On Monday, sheriff’s spokesman Detective David Thornburg told The Spokesman-Review that Dunsmoor was not employed at the Sheriff’s Office, and Dunsmoor’s attorney refused to say where he worked.

But sheriff’s spokesman Sgt. Dave Reagan issued a news release Tuesday correcting Thornburg’s statement. “In fact, Dunsmoor is employed as a corrections deputy in the Spokane County Jail,” Reagan wrote. “The error regarding this mis-information is solely our own.”

Dunsmoor faces one count of conspiracy to traffic in contraband cigarettes. If convicted, he could face up to five years in federal prison and up to a $250,000 fine.

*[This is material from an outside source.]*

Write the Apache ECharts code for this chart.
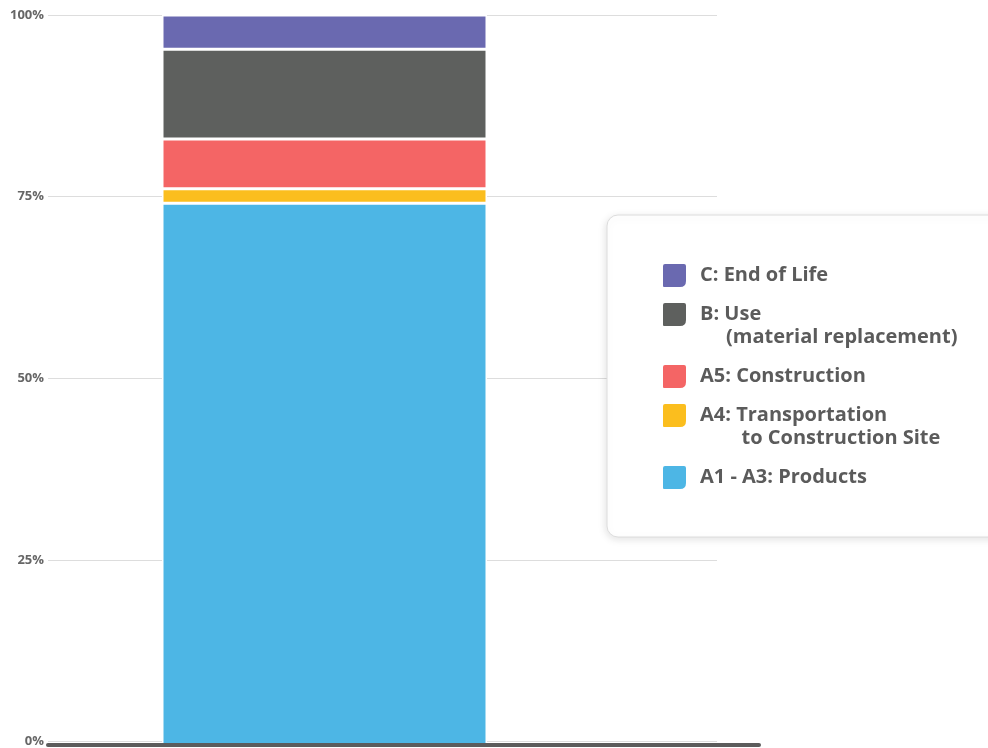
<!DOCTYPE html>
<html>
<head>
<meta charset="utf-8">
<script src="https://cdn.jsdelivr.net/npm/echarts@6/dist/echarts.min.js"></script>
<style>
html,body{margin:0;padding:0;background:#fff;}
#chart{width:988px;height:748px;}
</style>
</head>
<body>
<div id="chart"></div>
<script>
// ---- data ----
const categories = [''];
const seriesNames = ['A1 - A3: Products', 'A4: Transportation', 'A5: Construction', 'B: Use', 'C: End of Life'];
const productsValues = [74.2];
const transportValues = [2.0];
const constructionValues = [6.8];
const useValues = [12.3];
const endOfLifeValues = [4.7];
const tickLabels = ['0%', '25%', '50%', '75%', '100%'];
const legendOrder = ['C: End of Life', 'B: Use', 'A5: Construction', 'A4: Transportation', 'A1 - A3: Products'];
const legendText = {
  'C: End of Life': 'C: End of Life',
  'B: Use': 'B: Use\n     (material replacement)',
  'A5: Construction': 'A5: Construction',
  'A4: Transportation': 'A4: Transportation\n        to Construction Site',
  'A1 - A3: Products': 'A1 - A3: Products'
};
const twoLine = {'B: Use': true, 'A4: Transportation': true};

// ---- styles ----
const colors = {
  'A1 - A3: Products': '#4db6e5',
  'A4: Transportation': '#fbbe1e',
  'A5: Construction': '#f46565',
  'B: Use': '#5e605e',
  'C: End of Life': '#6a69b0'
};
const FONT = 'Open Sans';

function iconPath(y0, H) {
  // rounded square 23x23 at y0 plus invisible degenerate lines defining bbox 23 x H
  const s = 23;
  return 'path://M0,0 L23,0 Z M0,' + H + ' L23,' + H + ' Z ' +
    'M2,' + y0 + ' H21 Q23,' + y0 + ' 23,' + (y0 + 2) +
    ' V' + (y0 + 17) + ' Q23,' + (y0 + s) + ' 17,' + (y0 + s) +
    ' H1 Q0,' + (y0 + s) + ' 0,' + (y0 + s - 1) +
    ' V' + (y0 + 2) + ' Q0,' + y0 + ' 2,' + y0 + ' Z';
}

const seriesData = [productsValues, transportValues, constructionValues, useValues, endOfLifeValues];

const chart = echarts.init(document.getElementById('chart'), null, {renderer: 'canvas'});

const option = {
  animation: false,
  grid: [
    {left: 48, right: 988 - 717, top: 15, bottom: 3},
    {left: 48, right: 988 - 759, top: 15, bottom: 3},
    {left: 48, right: 988 - 601, top: 15, bottom: 3}
  ],
  xAxis: [
    {gridIndex: 0, type: 'category', data: categories, show: false},
    {gridIndex: 1, type: 'category', data: categories, z: 10,
      axisLine: {show: true, lineStyle: {color: '#5c5c5c', width: 4}},
      axisTick: {show: false}, axisLabel: {show: false}},
    {gridIndex: 2, type: 'category', data: categories, show: false}
  ],
  yAxis: [
    {gridIndex: 0, type: 'value', min: 0, max: 100, interval: 25,
      axisLine: {show: false}, axisTick: {show: false},
      splitLine: {show: true, lineStyle: {color: '#dddddd', width: 1}},
      axisLabel: {margin: 4, color: '#666666', fontFamily: FONT, fontWeight: 'bold', fontSize: 13,
        formatter: function (v) { return tickLabels[Math.round(v / 25)]; }}},
    {gridIndex: 1, type: 'value', min: 0, max: 100, show: false, splitLine: {show: false}},
    {gridIndex: 2, type: 'value', min: 0, max: 100, show: false, splitLine: {show: false}}
  ],
  legend: {
    orient: 'vertical',
    left: 607,
    top: 215,
    padding: [37.5, 80, 36.5, 56],
    itemGap: 2.5,
    itemWidth: 23,
    itemHeight: 46,
    backgroundColor: '#ffffff',
    borderColor: '#dcdcdc',
    borderWidth: 1,
    borderRadius: 11,
    shadowBlur: 8,
    shadowColor: 'rgba(0,0,0,0.12)',
    shadowOffsetX: -1,
    shadowOffsetY: 2,
    itemStyle: {borderWidth: 0},
    selectedMode: false,
    formatter: function (name) { return legendText[name]; },
    textStyle: {fontFamily: FONT, fontWeight: 'bold', fontSize: 20, color: '#5b5b5b',
      lineHeight: 23, padding: [4, 0, 0, 9]},
    data: legendOrder.map(function (n) {
      return {name: n, icon: iconPath(twoLine[n] ? 0 : 11.5, 46)};
    })
  },
  series: seriesNames.map(function (name, i) {
    return {
      name: name,
      type: 'bar',
      stack: 'total',
      xAxisIndex: 2,
      yAxisIndex: 2,
      barWidth: 325,
      data: seriesData[i],
      itemStyle: {color: colors[name], borderColor: '#ffffff', borderWidth: 1.5}
    };
  })
};
chart.setOption(option);
</script>
</body>
</html>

According to the indictment, part of Dunsmoor’s duties were to deliver cigarettes to a location, which was redacted from the record. “In those instances, Joseph D. Dunsmoor would unload the Washington retailer’s order from the Blacksheep Distributing Inc. truck directly to the Washington retailer’s vehicle.”

The new indictment is the latest development in a state and federal investigation that began in 1999 and culminated with a series of raids on smoke shops on the Coeur d’Alene Indian Reservation in 2003, which was before Dunsmoor went to work as a corrections deputy.